***** RECORDS FOR THE EXERCISE *****
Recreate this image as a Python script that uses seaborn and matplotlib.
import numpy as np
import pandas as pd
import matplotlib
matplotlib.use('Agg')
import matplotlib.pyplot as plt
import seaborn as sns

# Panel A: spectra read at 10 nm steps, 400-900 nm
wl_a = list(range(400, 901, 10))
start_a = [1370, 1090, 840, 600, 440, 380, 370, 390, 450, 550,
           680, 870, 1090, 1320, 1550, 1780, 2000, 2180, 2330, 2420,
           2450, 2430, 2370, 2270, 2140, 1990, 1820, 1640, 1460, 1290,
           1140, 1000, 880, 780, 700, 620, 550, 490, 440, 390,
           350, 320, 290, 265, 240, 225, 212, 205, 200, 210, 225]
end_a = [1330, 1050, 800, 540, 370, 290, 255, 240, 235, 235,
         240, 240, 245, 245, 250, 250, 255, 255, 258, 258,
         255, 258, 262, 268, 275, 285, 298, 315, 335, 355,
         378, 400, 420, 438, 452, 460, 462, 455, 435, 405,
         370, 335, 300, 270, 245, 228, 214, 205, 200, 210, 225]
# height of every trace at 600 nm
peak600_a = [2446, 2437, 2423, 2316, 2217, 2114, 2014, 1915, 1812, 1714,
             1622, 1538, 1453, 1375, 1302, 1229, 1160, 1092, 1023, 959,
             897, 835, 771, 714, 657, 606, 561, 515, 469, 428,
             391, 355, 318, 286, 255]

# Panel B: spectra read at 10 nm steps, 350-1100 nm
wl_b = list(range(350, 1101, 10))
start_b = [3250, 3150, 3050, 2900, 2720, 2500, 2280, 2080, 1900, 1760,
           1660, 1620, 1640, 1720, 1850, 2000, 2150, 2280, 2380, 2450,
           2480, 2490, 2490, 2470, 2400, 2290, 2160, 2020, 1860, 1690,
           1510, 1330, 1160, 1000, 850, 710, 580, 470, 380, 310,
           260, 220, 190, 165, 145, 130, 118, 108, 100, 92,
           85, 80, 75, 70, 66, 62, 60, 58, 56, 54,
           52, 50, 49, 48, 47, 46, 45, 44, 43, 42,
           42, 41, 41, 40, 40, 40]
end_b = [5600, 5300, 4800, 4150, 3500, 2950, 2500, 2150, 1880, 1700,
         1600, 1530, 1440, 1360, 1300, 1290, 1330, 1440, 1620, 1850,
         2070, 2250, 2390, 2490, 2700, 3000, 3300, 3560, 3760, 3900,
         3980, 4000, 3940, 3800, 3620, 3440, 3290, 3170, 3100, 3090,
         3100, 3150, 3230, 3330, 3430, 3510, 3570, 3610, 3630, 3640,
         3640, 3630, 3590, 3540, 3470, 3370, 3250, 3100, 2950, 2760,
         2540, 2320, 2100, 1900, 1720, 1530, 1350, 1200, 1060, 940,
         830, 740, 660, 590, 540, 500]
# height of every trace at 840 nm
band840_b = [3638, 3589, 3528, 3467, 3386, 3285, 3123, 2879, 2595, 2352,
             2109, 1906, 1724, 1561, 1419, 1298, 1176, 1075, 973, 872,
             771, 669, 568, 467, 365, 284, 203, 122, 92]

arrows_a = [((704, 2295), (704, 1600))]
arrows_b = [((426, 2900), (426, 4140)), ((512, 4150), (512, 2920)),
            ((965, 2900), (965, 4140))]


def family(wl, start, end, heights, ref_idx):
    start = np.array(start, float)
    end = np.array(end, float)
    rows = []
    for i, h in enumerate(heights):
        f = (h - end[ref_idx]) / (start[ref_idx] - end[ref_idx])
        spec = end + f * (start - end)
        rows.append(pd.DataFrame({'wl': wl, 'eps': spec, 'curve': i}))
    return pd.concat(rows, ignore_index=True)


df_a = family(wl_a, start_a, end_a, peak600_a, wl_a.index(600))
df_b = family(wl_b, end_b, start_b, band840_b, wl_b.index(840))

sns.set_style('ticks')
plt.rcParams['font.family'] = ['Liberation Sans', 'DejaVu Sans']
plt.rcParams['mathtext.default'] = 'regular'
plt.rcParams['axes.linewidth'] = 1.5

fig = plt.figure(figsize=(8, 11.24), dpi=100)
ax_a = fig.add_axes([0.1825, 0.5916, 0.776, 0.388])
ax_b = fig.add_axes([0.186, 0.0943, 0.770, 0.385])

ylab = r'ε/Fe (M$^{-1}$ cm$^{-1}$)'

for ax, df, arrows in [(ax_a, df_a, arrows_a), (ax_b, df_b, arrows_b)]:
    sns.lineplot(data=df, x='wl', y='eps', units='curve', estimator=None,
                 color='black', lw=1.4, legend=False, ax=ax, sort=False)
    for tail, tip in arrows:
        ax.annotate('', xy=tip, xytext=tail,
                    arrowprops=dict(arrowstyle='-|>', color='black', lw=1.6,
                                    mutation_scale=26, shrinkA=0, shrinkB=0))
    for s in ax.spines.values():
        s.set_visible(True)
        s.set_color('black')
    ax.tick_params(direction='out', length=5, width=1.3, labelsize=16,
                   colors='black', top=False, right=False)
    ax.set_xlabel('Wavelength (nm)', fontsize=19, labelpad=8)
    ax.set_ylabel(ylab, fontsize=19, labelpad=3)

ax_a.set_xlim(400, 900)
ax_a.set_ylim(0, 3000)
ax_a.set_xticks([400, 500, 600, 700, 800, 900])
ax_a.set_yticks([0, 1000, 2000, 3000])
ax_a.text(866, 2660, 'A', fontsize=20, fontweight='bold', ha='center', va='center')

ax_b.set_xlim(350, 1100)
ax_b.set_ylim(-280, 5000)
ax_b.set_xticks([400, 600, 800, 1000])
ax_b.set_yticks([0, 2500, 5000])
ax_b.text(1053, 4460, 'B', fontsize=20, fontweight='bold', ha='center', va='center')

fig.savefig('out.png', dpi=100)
*****
***** RECORDS FOR THE EXERCISE *****
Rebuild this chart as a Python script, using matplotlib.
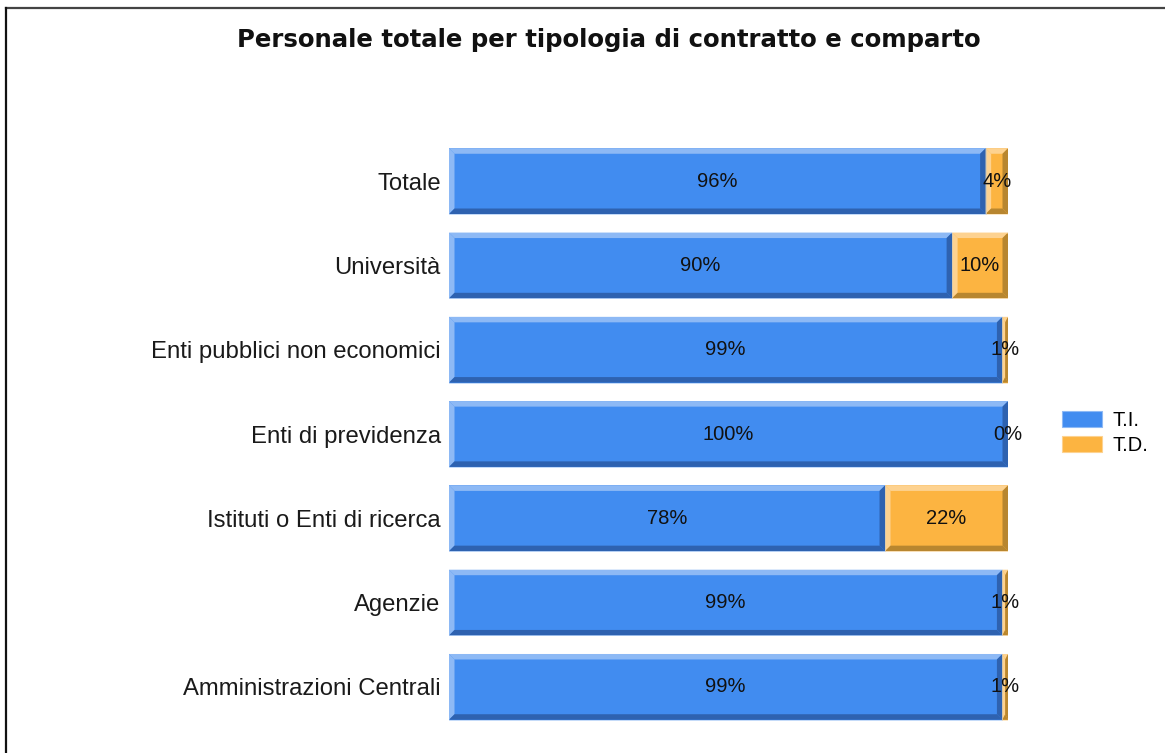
*****
***** RECORDS FOR THE EXERCISE *****
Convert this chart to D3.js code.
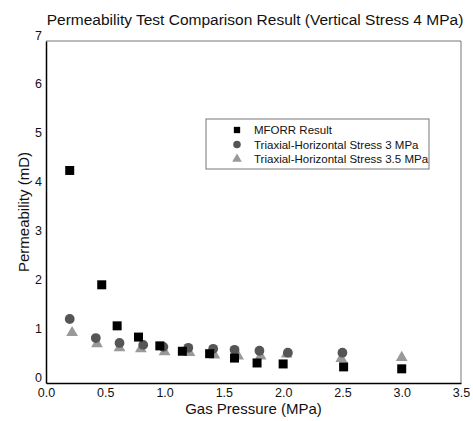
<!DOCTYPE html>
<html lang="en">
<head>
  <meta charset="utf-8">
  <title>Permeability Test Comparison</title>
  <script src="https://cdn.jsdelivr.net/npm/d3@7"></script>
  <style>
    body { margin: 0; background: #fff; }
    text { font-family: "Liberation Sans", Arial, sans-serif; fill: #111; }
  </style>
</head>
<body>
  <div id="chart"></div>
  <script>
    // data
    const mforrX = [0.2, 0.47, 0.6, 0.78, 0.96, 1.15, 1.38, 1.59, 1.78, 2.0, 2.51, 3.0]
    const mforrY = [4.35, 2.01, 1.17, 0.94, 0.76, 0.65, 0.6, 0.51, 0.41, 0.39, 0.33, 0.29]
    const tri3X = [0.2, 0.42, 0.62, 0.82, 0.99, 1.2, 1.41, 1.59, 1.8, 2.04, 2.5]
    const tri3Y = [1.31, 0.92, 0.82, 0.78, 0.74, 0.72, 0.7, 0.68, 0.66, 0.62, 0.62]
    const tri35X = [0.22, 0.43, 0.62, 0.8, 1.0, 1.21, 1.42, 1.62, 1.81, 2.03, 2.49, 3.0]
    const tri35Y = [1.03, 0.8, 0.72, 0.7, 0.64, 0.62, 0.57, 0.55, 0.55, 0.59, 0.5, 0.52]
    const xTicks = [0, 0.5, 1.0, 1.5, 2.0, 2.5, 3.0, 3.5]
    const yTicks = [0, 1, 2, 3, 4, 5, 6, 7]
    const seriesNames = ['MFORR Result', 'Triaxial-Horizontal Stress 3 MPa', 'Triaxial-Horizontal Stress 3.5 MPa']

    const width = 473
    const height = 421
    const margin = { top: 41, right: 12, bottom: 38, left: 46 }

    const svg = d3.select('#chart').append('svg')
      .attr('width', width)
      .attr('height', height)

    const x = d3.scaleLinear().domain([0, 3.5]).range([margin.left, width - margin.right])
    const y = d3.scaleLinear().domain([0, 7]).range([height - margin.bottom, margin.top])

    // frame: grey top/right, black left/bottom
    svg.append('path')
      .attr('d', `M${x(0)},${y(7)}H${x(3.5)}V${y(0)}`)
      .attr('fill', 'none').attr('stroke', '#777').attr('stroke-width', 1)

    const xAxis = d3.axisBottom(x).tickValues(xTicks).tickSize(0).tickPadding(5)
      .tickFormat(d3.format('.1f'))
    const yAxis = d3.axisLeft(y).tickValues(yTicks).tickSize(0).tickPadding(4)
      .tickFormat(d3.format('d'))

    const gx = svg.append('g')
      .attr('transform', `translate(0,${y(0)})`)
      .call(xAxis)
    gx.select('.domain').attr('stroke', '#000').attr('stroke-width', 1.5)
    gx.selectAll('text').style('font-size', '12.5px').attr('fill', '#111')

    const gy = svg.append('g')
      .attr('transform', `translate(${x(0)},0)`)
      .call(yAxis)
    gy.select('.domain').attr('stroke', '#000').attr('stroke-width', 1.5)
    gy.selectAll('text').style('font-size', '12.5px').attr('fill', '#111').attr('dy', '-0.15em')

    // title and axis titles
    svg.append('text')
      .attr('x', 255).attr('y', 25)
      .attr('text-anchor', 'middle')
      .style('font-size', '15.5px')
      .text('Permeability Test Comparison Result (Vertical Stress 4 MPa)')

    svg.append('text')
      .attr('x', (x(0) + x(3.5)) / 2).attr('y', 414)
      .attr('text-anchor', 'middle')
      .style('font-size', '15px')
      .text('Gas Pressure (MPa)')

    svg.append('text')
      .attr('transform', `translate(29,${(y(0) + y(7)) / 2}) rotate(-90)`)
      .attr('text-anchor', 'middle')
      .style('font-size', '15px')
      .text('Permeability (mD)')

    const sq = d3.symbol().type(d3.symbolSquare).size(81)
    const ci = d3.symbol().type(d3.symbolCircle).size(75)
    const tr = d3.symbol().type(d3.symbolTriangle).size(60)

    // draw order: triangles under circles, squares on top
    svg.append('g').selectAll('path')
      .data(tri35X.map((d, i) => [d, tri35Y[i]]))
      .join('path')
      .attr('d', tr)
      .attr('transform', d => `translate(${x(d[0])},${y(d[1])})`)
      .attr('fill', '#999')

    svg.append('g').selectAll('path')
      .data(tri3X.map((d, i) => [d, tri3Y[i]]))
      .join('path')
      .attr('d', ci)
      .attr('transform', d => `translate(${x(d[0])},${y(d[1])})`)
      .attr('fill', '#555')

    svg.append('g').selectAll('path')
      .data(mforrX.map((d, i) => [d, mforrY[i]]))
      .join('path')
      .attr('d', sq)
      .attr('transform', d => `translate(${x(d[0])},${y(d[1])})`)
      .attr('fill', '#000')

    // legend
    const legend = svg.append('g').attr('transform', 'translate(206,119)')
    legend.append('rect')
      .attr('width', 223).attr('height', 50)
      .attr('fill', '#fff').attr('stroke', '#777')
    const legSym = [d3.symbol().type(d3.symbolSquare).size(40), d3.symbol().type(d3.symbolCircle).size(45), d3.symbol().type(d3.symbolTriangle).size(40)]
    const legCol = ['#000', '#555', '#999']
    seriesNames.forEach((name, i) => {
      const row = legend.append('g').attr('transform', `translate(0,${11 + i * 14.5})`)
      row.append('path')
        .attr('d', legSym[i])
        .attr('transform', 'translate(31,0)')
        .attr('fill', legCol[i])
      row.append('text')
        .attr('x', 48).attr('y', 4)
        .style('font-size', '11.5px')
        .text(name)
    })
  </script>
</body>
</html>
*****
= SHORT TASK =
Give again, word for word, every line of the listing above from the one with "Recreate this image" to the one with "import seaborn as sns", both inclusive, and nothing beyond them.

= THE COMPLETED TASK =
Recreate this image as a Python script that uses seaborn and matplotlib.
import numpy as np
import pandas as pd
import matplotlib
matplotlib.use('Agg')
import matplotlib.pyplot as plt
import seaborn as sns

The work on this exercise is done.